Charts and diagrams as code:
-- BEGIN --

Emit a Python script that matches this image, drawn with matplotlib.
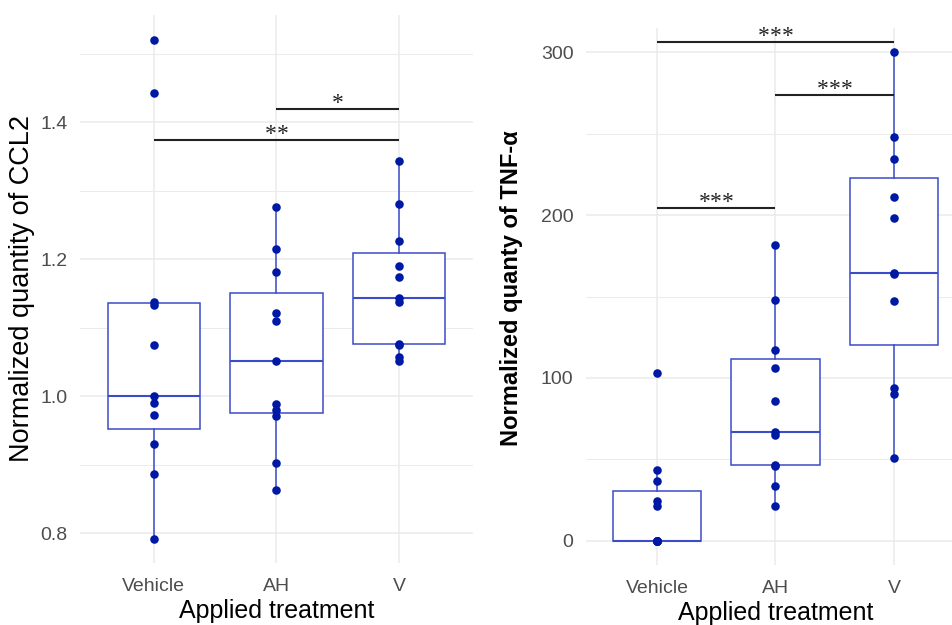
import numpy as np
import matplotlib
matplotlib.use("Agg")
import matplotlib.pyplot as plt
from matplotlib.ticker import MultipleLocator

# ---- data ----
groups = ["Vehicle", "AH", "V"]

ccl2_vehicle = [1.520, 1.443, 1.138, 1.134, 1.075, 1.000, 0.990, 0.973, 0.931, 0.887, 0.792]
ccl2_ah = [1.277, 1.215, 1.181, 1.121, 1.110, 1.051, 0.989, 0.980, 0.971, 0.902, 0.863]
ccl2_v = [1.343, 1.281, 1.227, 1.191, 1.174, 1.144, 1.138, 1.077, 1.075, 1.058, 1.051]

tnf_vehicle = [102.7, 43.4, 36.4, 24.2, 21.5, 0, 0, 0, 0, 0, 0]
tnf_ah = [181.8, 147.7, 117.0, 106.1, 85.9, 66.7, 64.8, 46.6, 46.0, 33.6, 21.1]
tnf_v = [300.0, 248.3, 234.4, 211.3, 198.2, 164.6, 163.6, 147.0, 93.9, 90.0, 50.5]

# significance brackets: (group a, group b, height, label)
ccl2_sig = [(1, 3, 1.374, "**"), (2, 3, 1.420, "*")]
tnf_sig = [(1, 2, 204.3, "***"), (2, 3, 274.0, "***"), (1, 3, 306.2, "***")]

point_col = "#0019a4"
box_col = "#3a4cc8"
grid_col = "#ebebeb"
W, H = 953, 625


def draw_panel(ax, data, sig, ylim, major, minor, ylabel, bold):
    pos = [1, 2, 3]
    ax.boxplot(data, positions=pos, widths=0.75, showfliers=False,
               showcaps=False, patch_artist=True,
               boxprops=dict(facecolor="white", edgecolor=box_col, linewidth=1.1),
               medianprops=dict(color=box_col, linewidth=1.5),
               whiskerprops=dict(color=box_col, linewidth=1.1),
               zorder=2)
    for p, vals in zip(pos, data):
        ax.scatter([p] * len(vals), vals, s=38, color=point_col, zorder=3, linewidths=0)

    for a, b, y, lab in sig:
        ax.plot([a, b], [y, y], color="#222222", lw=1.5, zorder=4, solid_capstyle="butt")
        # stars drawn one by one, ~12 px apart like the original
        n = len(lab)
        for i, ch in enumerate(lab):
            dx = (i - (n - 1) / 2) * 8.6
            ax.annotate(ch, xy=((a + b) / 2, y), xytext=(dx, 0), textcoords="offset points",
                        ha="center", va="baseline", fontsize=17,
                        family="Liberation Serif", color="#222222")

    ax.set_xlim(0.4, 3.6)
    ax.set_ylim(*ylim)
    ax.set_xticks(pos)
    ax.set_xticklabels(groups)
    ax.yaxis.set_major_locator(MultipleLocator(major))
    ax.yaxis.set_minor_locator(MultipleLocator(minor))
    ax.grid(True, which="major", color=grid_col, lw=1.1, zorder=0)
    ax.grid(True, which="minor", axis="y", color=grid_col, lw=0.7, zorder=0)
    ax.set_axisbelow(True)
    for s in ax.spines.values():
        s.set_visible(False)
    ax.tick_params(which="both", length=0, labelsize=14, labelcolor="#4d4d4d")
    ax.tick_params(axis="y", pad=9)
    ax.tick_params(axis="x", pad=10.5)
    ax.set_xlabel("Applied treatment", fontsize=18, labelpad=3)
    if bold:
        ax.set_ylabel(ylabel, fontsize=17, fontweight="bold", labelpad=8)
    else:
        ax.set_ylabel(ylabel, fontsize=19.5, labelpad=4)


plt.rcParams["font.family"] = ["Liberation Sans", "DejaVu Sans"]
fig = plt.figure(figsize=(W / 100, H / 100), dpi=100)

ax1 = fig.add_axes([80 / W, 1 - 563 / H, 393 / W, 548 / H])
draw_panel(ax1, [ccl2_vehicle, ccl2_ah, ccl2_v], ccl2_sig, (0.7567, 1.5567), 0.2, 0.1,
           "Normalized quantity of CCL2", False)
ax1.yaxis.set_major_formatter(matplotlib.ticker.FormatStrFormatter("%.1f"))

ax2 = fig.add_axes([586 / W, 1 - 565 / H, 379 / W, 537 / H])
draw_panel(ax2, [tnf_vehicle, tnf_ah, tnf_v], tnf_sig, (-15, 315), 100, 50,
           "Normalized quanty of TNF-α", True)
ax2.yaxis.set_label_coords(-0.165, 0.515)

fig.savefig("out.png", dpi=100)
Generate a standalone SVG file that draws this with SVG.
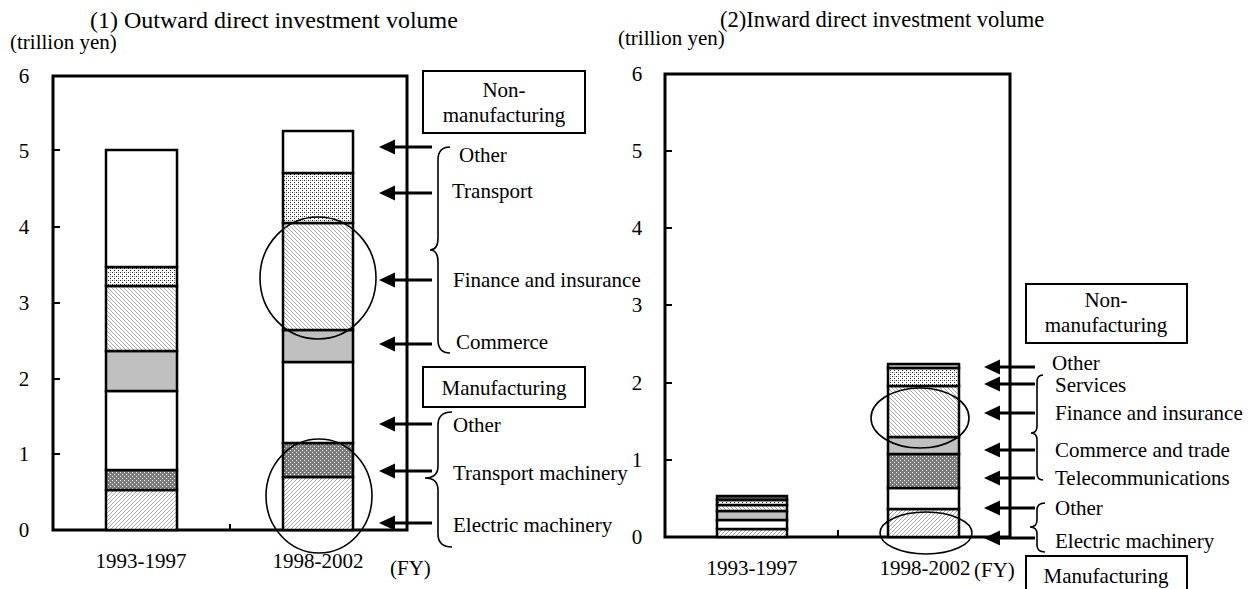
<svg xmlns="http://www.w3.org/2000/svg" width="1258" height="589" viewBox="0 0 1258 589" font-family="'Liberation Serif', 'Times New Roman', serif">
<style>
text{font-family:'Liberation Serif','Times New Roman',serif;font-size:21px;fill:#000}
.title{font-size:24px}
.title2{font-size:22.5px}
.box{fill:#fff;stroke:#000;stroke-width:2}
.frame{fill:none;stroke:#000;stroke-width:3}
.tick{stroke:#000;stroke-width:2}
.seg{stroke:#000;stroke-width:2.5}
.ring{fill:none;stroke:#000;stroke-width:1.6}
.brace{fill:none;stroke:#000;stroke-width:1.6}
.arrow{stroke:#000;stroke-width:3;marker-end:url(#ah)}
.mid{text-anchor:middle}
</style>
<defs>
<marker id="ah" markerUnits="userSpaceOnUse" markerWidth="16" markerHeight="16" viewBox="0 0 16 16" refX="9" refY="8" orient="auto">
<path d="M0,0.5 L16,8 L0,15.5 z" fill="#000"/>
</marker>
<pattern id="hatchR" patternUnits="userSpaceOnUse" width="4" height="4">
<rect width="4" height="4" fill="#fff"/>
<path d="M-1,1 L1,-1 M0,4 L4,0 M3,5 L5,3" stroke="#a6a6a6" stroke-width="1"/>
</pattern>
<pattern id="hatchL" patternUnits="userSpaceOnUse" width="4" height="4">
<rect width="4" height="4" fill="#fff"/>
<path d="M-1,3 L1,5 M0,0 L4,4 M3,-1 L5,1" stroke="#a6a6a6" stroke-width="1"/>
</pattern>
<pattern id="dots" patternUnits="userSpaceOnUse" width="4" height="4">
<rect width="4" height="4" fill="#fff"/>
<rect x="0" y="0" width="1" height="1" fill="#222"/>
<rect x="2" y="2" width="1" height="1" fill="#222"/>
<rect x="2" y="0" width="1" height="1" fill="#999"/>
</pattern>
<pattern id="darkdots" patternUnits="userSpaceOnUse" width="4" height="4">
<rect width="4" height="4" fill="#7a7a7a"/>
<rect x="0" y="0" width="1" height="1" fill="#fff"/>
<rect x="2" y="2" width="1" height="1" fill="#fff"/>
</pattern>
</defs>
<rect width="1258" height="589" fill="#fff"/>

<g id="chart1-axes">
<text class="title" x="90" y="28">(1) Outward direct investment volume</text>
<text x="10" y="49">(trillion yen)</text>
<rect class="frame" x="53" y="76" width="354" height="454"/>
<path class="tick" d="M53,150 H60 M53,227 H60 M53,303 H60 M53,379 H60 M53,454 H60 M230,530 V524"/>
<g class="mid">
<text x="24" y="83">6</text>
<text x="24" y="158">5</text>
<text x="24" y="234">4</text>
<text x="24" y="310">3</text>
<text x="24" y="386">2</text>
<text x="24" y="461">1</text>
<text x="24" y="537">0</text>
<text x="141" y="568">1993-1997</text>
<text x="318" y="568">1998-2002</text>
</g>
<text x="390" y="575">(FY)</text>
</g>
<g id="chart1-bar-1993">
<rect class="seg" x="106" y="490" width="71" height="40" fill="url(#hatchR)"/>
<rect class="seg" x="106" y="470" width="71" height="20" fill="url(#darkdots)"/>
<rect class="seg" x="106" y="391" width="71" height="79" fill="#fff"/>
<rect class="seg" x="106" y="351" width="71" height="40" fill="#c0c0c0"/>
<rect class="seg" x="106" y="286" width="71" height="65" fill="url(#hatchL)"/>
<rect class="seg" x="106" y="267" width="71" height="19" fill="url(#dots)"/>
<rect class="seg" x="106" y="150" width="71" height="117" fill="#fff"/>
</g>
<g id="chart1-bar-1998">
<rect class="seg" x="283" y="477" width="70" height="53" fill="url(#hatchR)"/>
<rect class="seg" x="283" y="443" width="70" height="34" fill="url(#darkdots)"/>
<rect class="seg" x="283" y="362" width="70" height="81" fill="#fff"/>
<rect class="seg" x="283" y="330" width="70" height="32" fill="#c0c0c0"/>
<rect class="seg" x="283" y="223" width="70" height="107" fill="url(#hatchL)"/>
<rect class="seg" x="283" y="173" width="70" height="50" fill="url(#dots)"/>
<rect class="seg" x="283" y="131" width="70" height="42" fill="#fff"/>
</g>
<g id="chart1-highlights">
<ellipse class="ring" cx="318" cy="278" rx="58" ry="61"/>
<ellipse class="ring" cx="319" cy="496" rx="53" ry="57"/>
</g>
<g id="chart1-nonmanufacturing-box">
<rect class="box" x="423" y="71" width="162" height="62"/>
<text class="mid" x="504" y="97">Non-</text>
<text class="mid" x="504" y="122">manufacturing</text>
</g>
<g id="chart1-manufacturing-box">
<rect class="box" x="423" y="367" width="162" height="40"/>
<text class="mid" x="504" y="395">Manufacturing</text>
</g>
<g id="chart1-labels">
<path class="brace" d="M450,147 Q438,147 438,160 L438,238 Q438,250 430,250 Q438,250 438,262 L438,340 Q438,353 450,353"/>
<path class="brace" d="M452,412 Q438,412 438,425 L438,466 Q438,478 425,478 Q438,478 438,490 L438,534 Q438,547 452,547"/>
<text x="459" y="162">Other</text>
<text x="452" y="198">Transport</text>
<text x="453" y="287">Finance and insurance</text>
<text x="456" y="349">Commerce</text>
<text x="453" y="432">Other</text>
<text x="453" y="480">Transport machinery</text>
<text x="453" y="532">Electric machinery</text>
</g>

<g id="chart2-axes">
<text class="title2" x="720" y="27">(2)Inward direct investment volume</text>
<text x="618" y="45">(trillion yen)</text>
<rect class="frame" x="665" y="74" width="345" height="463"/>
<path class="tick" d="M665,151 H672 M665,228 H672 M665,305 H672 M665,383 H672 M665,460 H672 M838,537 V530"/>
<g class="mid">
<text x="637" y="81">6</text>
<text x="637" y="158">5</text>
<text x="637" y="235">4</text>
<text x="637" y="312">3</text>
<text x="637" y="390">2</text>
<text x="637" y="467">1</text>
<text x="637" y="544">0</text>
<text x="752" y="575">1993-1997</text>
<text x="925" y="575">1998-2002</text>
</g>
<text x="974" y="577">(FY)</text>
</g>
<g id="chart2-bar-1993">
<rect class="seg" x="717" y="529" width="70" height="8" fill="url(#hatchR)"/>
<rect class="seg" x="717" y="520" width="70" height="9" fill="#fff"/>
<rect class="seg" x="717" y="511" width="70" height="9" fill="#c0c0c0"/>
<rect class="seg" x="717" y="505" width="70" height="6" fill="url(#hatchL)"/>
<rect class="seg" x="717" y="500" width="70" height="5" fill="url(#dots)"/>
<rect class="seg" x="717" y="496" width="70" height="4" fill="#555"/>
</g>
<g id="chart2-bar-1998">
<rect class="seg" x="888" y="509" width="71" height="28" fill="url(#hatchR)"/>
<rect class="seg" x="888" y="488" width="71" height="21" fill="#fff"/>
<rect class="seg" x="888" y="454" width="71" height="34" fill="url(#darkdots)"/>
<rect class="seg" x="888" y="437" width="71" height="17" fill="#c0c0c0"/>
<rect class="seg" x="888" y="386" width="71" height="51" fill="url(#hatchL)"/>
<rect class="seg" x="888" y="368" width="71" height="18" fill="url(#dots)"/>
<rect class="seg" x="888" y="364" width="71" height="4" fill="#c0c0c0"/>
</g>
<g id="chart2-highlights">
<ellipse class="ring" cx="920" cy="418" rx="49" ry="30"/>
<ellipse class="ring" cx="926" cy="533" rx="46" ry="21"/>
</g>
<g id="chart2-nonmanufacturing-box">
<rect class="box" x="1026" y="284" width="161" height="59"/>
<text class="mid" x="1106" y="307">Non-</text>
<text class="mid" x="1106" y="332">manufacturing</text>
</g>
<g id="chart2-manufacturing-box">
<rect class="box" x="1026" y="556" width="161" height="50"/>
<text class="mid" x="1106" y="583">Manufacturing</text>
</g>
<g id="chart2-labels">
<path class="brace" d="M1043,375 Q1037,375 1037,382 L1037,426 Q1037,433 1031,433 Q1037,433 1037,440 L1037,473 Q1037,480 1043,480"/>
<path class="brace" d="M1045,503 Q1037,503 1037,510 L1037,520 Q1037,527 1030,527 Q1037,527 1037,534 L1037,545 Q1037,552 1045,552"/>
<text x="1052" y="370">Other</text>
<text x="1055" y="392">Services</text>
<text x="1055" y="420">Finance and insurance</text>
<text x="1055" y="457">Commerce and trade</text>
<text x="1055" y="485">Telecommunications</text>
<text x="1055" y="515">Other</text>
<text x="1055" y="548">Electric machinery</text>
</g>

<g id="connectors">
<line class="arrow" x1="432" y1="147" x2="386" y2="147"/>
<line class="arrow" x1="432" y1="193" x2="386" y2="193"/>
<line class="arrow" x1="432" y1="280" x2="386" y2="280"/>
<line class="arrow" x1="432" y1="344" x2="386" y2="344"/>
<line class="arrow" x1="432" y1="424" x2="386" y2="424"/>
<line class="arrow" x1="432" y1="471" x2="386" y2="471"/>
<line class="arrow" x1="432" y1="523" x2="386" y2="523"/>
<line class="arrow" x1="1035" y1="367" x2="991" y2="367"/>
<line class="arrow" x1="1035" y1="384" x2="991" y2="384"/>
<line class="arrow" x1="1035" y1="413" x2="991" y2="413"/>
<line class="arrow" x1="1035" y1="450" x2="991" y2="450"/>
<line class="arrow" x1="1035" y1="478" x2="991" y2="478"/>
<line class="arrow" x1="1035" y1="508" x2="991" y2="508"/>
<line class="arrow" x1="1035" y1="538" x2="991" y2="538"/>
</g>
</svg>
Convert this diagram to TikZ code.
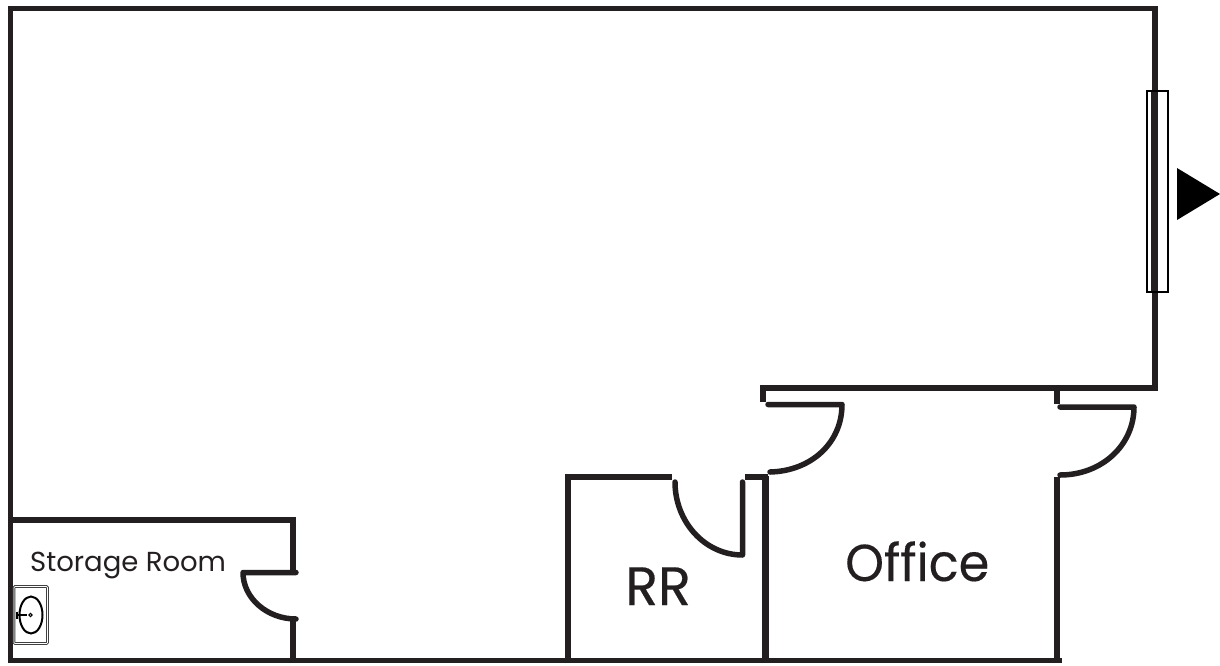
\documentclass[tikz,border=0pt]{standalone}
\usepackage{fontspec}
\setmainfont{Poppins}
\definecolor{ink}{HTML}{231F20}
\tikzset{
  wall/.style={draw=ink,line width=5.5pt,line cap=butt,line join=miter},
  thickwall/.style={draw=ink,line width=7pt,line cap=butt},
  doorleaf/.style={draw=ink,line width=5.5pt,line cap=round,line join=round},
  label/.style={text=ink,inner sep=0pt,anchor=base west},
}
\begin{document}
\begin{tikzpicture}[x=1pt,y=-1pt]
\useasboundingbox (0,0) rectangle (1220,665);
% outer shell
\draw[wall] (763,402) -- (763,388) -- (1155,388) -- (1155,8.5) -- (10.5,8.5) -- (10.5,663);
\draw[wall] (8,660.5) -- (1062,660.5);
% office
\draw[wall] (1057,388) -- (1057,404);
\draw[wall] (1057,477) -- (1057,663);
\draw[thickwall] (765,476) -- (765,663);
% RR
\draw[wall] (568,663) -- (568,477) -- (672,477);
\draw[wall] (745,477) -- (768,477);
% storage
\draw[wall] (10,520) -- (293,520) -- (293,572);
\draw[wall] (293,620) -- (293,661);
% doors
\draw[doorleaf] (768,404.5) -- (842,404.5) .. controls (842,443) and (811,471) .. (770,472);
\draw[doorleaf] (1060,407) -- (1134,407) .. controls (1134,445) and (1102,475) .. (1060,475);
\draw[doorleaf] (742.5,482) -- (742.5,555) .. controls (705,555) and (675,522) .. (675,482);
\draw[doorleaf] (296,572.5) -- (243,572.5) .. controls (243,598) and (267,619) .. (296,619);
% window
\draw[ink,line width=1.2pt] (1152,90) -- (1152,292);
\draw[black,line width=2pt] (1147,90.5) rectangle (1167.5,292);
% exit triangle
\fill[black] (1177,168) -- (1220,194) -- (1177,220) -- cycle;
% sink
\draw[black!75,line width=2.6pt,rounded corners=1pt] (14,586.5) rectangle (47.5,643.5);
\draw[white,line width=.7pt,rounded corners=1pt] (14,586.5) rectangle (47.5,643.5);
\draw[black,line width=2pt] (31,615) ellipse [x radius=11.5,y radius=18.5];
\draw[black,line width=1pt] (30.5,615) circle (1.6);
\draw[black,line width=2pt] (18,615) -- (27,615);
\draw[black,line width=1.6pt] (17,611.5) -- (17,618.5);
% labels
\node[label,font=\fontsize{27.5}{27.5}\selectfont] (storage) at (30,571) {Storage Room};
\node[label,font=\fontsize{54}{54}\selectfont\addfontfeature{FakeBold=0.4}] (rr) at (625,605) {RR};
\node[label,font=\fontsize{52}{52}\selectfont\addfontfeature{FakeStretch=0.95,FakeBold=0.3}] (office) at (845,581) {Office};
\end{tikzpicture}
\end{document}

-- END --

» What you should do
List all lines in the material containing the string "matplotlib".

» The result
Emit a Python script that matches this image, drawn with matplotlib.
import matplotlib
matplotlib.use("Agg")
import matplotlib.pyplot as plt
from matplotlib.ticker import MultipleLocator
ax1.yaxis.set_major_formatter(matplotlib.ticker.FormatStrFormatter("%.1f"))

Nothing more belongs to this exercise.